Camping For Free In The United States
Yes, it is true! There is such a thing as free camping and there are way more free camping opportunities in the United States than you might think. At these campsites, you will be dispersed camping, which means you will be without the amenities of established campgrounds. So, you need to come fully prepared and carry in (and out) everything you might need.
The trade off for lack of amenities is more privacy, more adventure, and typically more incredible views!
Where Can You Camp For Free?
Bureau of Land Management (BLM)
BLM Land, while mostly out west, is public land that offers visitors a wide variety of outdoor adventures, including camping! While their website doesn't clearly state where you can camp for free, you can start by looking through their regional maps.
National Forests and Grasslands
There are 154 National Forests and 20 National Grasslands in the United States, that's 193 million acres of vast, scenic beauty just waiting for you to discover. National Forests and Grasslands really make great dispersed camping options! Just be sure to check The U.S. Forest Service's "Know Before You Go" camping section before planning your trip so that you can be fully prepared.
Did you know that many businesses will allow you to stay overnight in their parking lots? While it might not be the most luxurious destination, after a long day of traveling, it may just be the easy, convenient, and free option you need! This is especially true for those with an RV.
Wal-Mart is the most well known store that allows you to camp overnight, but there are plenty more! Places such as Cabela's, Camping World, Cracker Barrel, and even Costco, Home Depot or Lowe's, and some Casinos allow overnight camping. Every store is different, though, so don't just assume you can stay overnight. The best thing to do is call ahead of time and just ask. When in doubt, Walmart is always your best bet!
When traveling through small towns, you may want to check and see if they allow free or low cost camping in their fairgrounds or parks. If all else fails, rest stops are also an option!
Photo by RV Hive, Boondocking in the Targhee National Forest.
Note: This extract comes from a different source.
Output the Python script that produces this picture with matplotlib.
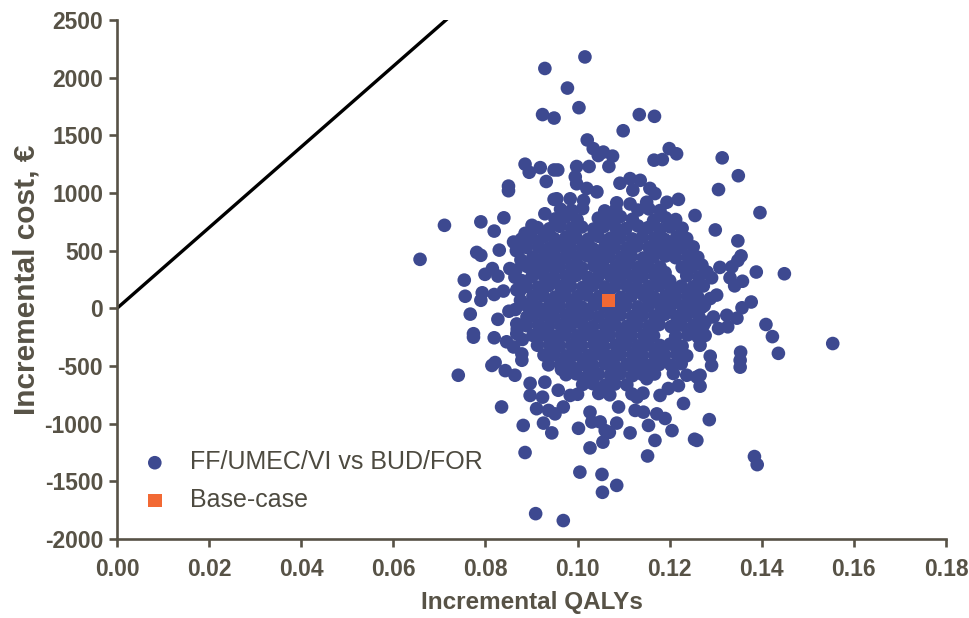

Finding Free Camping Spots
There are numerous resources out there that can help you find the perfect, free camping spot for your trip. You just have to do a little research! We always start by doing a few Google and YouTube searches, and of course check the BLM and USFS websites. From there, we have several additional recommendations.
1. Allstays: Camp & Rv
Allstays Camp & RV- Tents to RV Parks is by far the best tool for finding the best camping spots. This is what we use and we haven't been disappointed! It is an easy to use app that lets you find and filter places and services with or without internet. It has extensive filters, so you can specify whether you are looking for tents, RV resorts, parking lots, fuel, rest areas, repairs, tunnels, or even inclines. It also allows you to find campgrounds with full amenities as well as the free, off the beaten path campsites. This app does cost $9.99, but it is well worth the money! This is in no way an advertisement, this is just what we prefer using and find it to be the most helpful.
This is our favorite free option so far. FreeCampsites.net is a very helpful resource whether you just want to find free campsites nearby, or if you are planning an entire free camping road trip! Another reason we like this resource is because it is community driven. While they update the map and add free campsites themselves, they also encourage users to add the free camping destinations they have personally tried.
Before going out on your camping adventure, make sure you do all your research. Find out of there is cell service so you can plan accordingly and let loved ones know where you are. Regardless, it is always a good idea to have a compass and a map just in case. You also want to check to see if there are any alerts or hazardous conditions in the area you plan on camping in, as well as any restrictions you need to be aware of.
Lastly, please practice good outdoor ethics and follow the Leave No Trace guidelines!